## What is expected
All of the material below is to be repeated exactly.

+---+

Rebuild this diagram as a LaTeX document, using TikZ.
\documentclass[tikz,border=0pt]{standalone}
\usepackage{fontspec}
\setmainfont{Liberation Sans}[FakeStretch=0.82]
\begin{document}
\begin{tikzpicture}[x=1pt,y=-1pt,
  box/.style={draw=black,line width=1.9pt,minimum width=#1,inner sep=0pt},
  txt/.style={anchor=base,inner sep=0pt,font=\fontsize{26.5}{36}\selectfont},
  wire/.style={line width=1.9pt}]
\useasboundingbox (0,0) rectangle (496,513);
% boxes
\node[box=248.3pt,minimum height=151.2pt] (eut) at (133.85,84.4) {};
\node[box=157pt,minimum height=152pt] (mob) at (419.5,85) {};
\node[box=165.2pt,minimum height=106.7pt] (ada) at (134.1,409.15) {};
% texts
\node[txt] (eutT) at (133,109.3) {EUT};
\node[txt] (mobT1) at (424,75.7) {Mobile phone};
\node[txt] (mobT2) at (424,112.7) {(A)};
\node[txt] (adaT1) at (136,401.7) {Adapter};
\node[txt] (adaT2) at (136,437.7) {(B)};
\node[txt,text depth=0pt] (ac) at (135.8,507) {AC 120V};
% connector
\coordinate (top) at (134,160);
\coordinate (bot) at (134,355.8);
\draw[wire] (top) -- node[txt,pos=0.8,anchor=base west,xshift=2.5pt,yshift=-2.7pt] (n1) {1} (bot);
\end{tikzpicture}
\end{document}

+---+

## Result of the exercise
Rebuild this diagram as a LaTeX document, using TikZ.
\documentclass[tikz,border=0pt]{standalone}
\usepackage{fontspec}
\setmainfont{Liberation Sans}[FakeStretch=0.82]
\begin{document}
\begin{tikzpicture}[x=1pt,y=-1pt,
  box/.style={draw=black,line width=1.9pt,minimum width=#1,inner sep=0pt},
  txt/.style={anchor=base,inner sep=0pt,font=\fontsize{26.5}{36}\selectfont},
  wire/.style={line width=1.9pt}]
\useasboundingbox (0,0) rectangle (496,513);
% boxes
\node[box=248.3pt,minimum height=151.2pt] (eut) at (133.85,84.4) {};
\node[box=157pt,minimum height=152pt] (mob) at (419.5,85) {};
\node[box=165.2pt,minimum height=106.7pt] (ada) at (134.1,409.15) {};
% texts
\node[txt] (eutT) at (133,109.3) {EUT};
\node[txt] (mobT1) at (424,75.7) {Mobile phone};
\node[txt] (mobT2) at (424,112.7) {(A)};
\node[txt] (adaT1) at (136,401.7) {Adapter};
\node[txt] (adaT2) at (136,437.7) {(B)};
\node[txt,text depth=0pt] (ac) at (135.8,507) {AC 120V};
% connector
\coordinate (top) at (134,160);
\coordinate (bot) at (134,355.8);
\draw[wire] (top) -- node[txt,pos=0.8,anchor=base west,xshift=2.5pt,yshift=-2.7pt] (n1) {1} (bot);
\end{tikzpicture}
\end{document}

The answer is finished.